* Instructions for the task *
Omit any picture, and return the remaining data exactly as written.

* Provided data *

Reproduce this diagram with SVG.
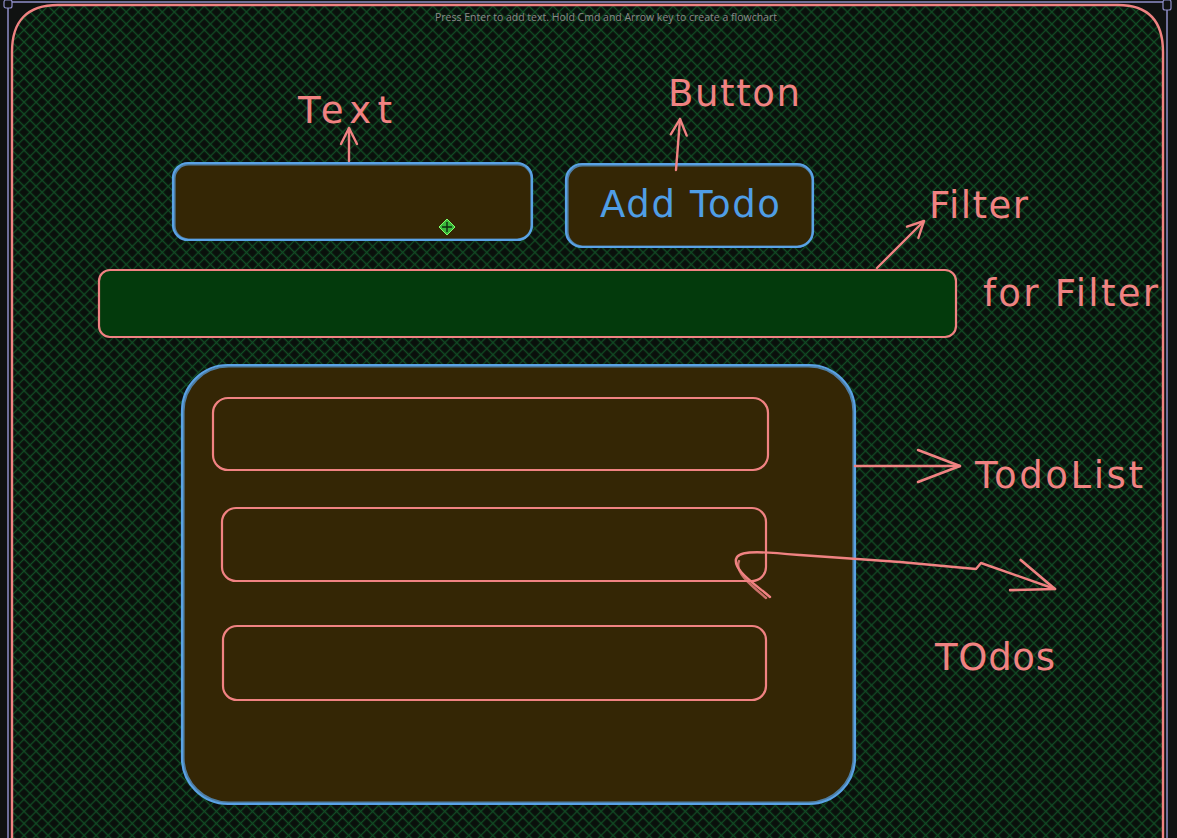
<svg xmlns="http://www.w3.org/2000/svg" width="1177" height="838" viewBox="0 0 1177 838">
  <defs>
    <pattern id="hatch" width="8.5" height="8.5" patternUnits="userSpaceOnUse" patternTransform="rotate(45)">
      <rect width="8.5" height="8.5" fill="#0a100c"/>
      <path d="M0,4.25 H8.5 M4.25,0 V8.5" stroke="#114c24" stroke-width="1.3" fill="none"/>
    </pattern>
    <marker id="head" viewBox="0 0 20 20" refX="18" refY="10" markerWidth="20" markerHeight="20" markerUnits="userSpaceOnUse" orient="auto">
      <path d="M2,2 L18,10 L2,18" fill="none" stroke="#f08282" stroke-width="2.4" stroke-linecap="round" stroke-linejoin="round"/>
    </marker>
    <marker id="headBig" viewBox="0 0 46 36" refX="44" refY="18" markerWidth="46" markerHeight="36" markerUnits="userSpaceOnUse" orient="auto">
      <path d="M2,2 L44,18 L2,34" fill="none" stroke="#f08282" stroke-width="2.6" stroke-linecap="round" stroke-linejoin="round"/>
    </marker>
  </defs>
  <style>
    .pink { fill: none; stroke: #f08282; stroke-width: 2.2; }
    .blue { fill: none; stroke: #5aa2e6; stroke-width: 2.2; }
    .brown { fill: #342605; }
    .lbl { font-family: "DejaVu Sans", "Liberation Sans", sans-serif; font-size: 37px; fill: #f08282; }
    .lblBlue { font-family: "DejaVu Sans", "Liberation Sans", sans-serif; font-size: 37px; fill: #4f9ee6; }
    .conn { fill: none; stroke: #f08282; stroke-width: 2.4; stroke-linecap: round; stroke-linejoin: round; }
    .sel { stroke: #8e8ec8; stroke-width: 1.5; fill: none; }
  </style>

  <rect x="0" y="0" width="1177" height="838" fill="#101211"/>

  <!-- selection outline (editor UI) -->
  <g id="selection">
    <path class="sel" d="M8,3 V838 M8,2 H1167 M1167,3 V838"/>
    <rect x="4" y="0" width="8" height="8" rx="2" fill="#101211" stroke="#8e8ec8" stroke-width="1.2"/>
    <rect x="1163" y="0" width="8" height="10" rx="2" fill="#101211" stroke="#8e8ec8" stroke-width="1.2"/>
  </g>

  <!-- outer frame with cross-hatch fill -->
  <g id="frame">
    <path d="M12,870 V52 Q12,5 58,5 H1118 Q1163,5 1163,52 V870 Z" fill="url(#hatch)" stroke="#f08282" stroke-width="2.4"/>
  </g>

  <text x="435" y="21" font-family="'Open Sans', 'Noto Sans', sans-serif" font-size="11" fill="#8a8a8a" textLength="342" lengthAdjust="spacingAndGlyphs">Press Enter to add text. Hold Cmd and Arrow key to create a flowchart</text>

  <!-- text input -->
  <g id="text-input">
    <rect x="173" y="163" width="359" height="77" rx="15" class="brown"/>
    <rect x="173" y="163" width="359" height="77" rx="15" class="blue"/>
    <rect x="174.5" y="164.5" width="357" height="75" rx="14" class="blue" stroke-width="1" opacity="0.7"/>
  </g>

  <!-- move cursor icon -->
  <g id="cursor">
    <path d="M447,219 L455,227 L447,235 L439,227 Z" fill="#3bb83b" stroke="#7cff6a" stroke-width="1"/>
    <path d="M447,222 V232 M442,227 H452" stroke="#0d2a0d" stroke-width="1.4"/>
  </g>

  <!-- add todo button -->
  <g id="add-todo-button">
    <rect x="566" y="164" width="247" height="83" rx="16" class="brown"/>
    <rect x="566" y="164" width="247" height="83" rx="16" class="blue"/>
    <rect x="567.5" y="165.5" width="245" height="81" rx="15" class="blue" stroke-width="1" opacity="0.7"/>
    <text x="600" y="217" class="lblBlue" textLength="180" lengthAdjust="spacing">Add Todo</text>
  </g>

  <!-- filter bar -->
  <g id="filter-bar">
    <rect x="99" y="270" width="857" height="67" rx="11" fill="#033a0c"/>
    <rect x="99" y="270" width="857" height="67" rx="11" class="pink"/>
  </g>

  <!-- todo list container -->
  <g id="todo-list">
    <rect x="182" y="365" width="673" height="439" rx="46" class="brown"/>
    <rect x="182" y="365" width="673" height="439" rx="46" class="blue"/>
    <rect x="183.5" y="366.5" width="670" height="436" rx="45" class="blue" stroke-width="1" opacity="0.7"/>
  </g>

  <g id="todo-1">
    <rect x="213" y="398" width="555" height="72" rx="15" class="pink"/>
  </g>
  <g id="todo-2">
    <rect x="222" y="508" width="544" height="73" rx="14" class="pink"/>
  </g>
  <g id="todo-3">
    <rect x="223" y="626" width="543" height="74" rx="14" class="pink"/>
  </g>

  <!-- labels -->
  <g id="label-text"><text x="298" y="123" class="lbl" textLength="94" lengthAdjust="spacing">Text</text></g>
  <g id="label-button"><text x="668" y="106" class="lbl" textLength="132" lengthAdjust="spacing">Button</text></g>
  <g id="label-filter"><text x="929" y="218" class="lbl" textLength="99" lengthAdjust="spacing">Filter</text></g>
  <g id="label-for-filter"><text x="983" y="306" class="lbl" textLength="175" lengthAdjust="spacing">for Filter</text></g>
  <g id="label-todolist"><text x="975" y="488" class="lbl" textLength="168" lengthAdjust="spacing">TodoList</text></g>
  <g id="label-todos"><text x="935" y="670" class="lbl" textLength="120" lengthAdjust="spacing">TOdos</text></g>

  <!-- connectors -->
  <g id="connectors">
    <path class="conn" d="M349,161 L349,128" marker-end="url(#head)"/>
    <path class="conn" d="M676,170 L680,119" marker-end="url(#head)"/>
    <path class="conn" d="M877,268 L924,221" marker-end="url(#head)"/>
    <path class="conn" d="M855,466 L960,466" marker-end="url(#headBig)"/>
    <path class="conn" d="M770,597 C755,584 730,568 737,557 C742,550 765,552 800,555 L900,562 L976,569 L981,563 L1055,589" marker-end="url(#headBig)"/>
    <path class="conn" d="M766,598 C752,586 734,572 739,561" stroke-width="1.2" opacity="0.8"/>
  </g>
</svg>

* In response *
Reproduce this diagram with SVG.
<svg xmlns="http://www.w3.org/2000/svg" width="1177" height="838" viewBox="0 0 1177 838">
  <defs>
    <pattern id="hatch" width="8.5" height="8.5" patternUnits="userSpaceOnUse" patternTransform="rotate(45)">
      <rect width="8.5" height="8.5" fill="#0a100c"/>
      <path d="M0,4.25 H8.5 M4.25,0 V8.5" stroke="#114c24" stroke-width="1.3" fill="none"/>
    </pattern>
    <marker id="head" viewBox="0 0 20 20" refX="18" refY="10" markerWidth="20" markerHeight="20" markerUnits="userSpaceOnUse" orient="auto">
      <path d="M2,2 L18,10 L2,18" fill="none" stroke="#f08282" stroke-width="2.4" stroke-linecap="round" stroke-linejoin="round"/>
    </marker>
    <marker id="headBig" viewBox="0 0 46 36" refX="44" refY="18" markerWidth="46" markerHeight="36" markerUnits="userSpaceOnUse" orient="auto">
      <path d="M2,2 L44,18 L2,34" fill="none" stroke="#f08282" stroke-width="2.6" stroke-linecap="round" stroke-linejoin="round"/>
    </marker>
  </defs>
  <style>
    .pink { fill: none; stroke: #f08282; stroke-width: 2.2; }
    .blue { fill: none; stroke: #5aa2e6; stroke-width: 2.2; }
    .brown { fill: #342605; }
    .lbl { font-family: "DejaVu Sans", "Liberation Sans", sans-serif; font-size: 37px; fill: #f08282; }
    .lblBlue { font-family: "DejaVu Sans", "Liberation Sans", sans-serif; font-size: 37px; fill: #4f9ee6; }
    .conn { fill: none; stroke: #f08282; stroke-width: 2.4; stroke-linecap: round; stroke-linejoin: round; }
    .sel { stroke: #8e8ec8; stroke-width: 1.5; fill: none; }
  </style>

  <rect x="0" y="0" width="1177" height="838" fill="#101211"/>

  <!-- selection outline (editor UI) -->
  <g id="selection">
    <path class="sel" d="M8,3 V838 M8,2 H1167 M1167,3 V838"/>
    <rect x="4" y="0" width="8" height="8" rx="2" fill="#101211" stroke="#8e8ec8" stroke-width="1.2"/>
    <rect x="1163" y="0" width="8" height="10" rx="2" fill="#101211" stroke="#8e8ec8" stroke-width="1.2"/>
  </g>

  <!-- outer frame with cross-hatch fill -->
  <g id="frame">
    <path d="M12,870 V52 Q12,5 58,5 H1118 Q1163,5 1163,52 V870 Z" fill="url(#hatch)" stroke="#f08282" stroke-width="2.4"/>
  </g>

  <text x="435" y="21" font-family="'Open Sans', 'Noto Sans', sans-serif" font-size="11" fill="#8a8a8a" textLength="342" lengthAdjust="spacingAndGlyphs">Press Enter to add text. Hold Cmd and Arrow key to create a flowchart</text>

  <!-- text input -->
  <g id="text-input">
    <rect x="173" y="163" width="359" height="77" rx="15" class="brown"/>
    <rect x="173" y="163" width="359" height="77" rx="15" class="blue"/>
    <rect x="174.5" y="164.5" width="357" height="75" rx="14" class="blue" stroke-width="1" opacity="0.7"/>
  </g>

  <!-- move cursor icon -->
  <g id="cursor">
    <path d="M447,219 L455,227 L447,235 L439,227 Z" fill="#3bb83b" stroke="#7cff6a" stroke-width="1"/>
    <path d="M447,222 V232 M442,227 H452" stroke="#0d2a0d" stroke-width="1.4"/>
  </g>

  <!-- add todo button -->
  <g id="add-todo-button">
    <rect x="566" y="164" width="247" height="83" rx="16" class="brown"/>
    <rect x="566" y="164" width="247" height="83" rx="16" class="blue"/>
    <rect x="567.5" y="165.5" width="245" height="81" rx="15" class="blue" stroke-width="1" opacity="0.7"/>
    <text x="600" y="217" class="lblBlue" textLength="180" lengthAdjust="spacing">Add Todo</text>
  </g>

  <!-- filter bar -->
  <g id="filter-bar">
    <rect x="99" y="270" width="857" height="67" rx="11" fill="#033a0c"/>
    <rect x="99" y="270" width="857" height="67" rx="11" class="pink"/>
  </g>

  <!-- todo list container -->
  <g id="todo-list">
    <rect x="182" y="365" width="673" height="439" rx="46" class="brown"/>
    <rect x="182" y="365" width="673" height="439" rx="46" class="blue"/>
    <rect x="183.5" y="366.5" width="670" height="436" rx="45" class="blue" stroke-width="1" opacity="0.7"/>
  </g>

  <g id="todo-1">
    <rect x="213" y="398" width="555" height="72" rx="15" class="pink"/>
  </g>
  <g id="todo-2">
    <rect x="222" y="508" width="544" height="73" rx="14" class="pink"/>
  </g>
  <g id="todo-3">
    <rect x="223" y="626" width="543" height="74" rx="14" class="pink"/>
  </g>

  <!-- labels -->
  <g id="label-text"><text x="298" y="123" class="lbl" textLength="94" lengthAdjust="spacing">Text</text></g>
  <g id="label-button"><text x="668" y="106" class="lbl" textLength="132" lengthAdjust="spacing">Button</text></g>
  <g id="label-filter"><text x="929" y="218" class="lbl" textLength="99" lengthAdjust="spacing">Filter</text></g>
  <g id="label-for-filter"><text x="983" y="306" class="lbl" textLength="175" lengthAdjust="spacing">for Filter</text></g>
  <g id="label-todolist"><text x="975" y="488" class="lbl" textLength="168" lengthAdjust="spacing">TodoList</text></g>
  <g id="label-todos"><text x="935" y="670" class="lbl" textLength="120" lengthAdjust="spacing">TOdos</text></g>

  <!-- connectors -->
  <g id="connectors">
    <path class="conn" d="M349,161 L349,128" marker-end="url(#head)"/>
    <path class="conn" d="M676,170 L680,119" marker-end="url(#head)"/>
    <path class="conn" d="M877,268 L924,221" marker-end="url(#head)"/>
    <path class="conn" d="M855,466 L960,466" marker-end="url(#headBig)"/>
    <path class="conn" d="M770,597 C755,584 730,568 737,557 C742,550 765,552 800,555 L900,562 L976,569 L981,563 L1055,589" marker-end="url(#headBig)"/>
    <path class="conn" d="M766,598 C752,586 734,572 739,561" stroke-width="1.2" opacity="0.8"/>
  </g>
</svg>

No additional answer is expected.